### Entries shown:
-------
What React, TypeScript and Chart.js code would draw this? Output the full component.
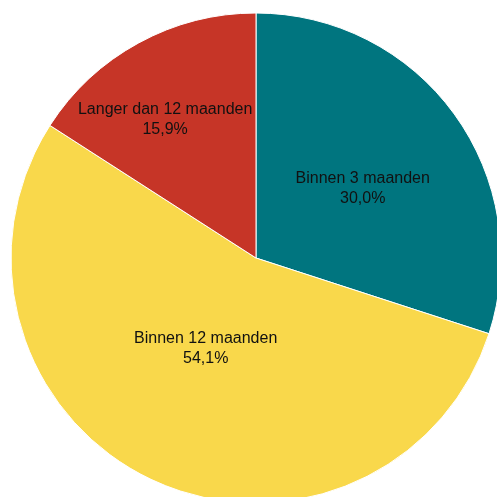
import React, { useEffect, useRef } from "react";
import { Chart, registerables } from "chart.js";

Chart.register(...registerables);

const categories = ["Binnen 3 maanden", "Binnen 12 maanden", "Langer dan 12 maanden"];
const values = [30.0, 54.1, 15.9];
const valueLabels = ["30,0%", "54,1%", "15,9%"];
const colors = ["#00757f", "#f9d84b", "#c63527"];
const labelRadiusFraction = [0.52, 0.424, 0.675];
const labelAngleShiftDeg = [2.9, 3.6, -4.7];

const labelPlugin = {
  id: "sliceLabels",
  afterDatasetsDraw(chart: any) {
    const ctx = chart.ctx;
    const meta = chart.getDatasetMeta(0);
    ctx.save();
    ctx.font = "16px 'Liberation Sans', Arial, sans-serif";
    ctx.fillStyle = "#111111";
    ctx.textAlign = "center";
    ctx.textBaseline = "middle";
    meta.data.forEach((arc: any, i: number) => {
      const p = arc.getProps(["x", "y", "startAngle", "endAngle", "outerRadius"], true);
      const mid = (p.startAngle + p.endAngle) / 2 + (labelAngleShiftDeg[i] * Math.PI) / 180;
      const r = p.outerRadius * labelRadiusFraction[i];
      const x = p.x + Math.cos(mid) * r;
      const y = p.y + Math.sin(mid) * r;
      ctx.fillText(categories[i], x, y - 10);
      ctx.fillText(valueLabels[i], x, y + 10);
    });
    ctx.restore();
  },
};

export default function App() {
  const ref = useRef<HTMLCanvasElement>(null);
  useEffect(() => {
    document.body.style.overflow = "hidden";
    const chart = new Chart(ref.current!, {
      type: "pie",
      data: {
        labels: categories,
        datasets: [
          {
            data: values,
            backgroundColor: colors,
            borderColor: "#ffffff",
            borderWidth: 1,
          },
        ],
      },
      options: {
        animation: false,
        responsive: false,
        radius: 245,
        layout: { padding: 0 },
        plugins: { legend: { display: false }, tooltip: { enabled: false } },
      },
      plugins: [labelPlugin],
    });
    return () => chart.destroy();
  }, []);
  return (
    <div style={{ position: "fixed", left: 0, top: 0, width: 497, height: 497, overflow: "hidden", background: "#fff" }}>
      <canvas ref={ref} width={512} height={516} style={{ position: "absolute", left: 0, top: 0, width: 512, height: 516 }} />
    </div>
  );
}
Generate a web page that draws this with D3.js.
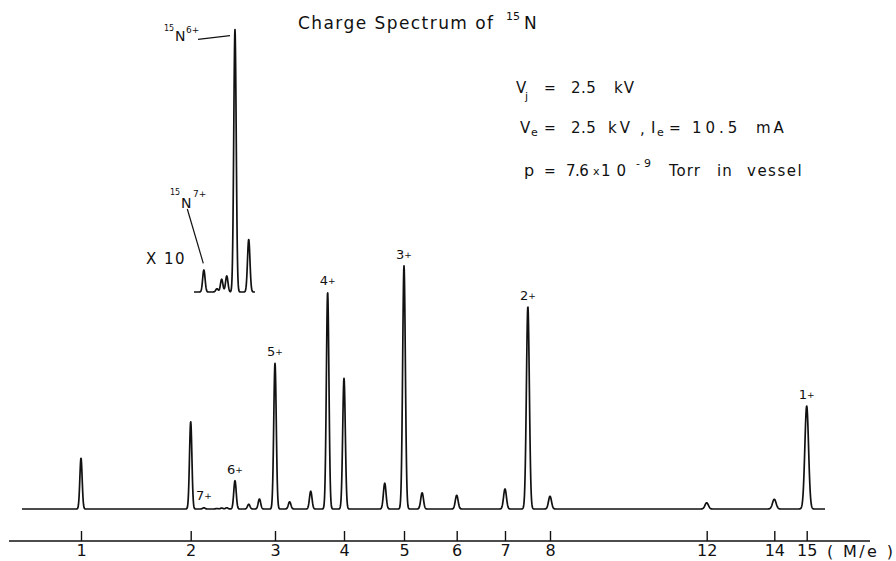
-------
### Required work:
Exactly as written, repeat the lines from the beginning of the entries up to and including the line with "Chart.register(...registerables);", but not the pictures.

### Exercise answer:
What React, TypeScript and Chart.js code would draw this? Output the full component.
import React, { useEffect, useRef } from "react";
import { Chart, registerables } from "chart.js";

Chart.register(...registerables);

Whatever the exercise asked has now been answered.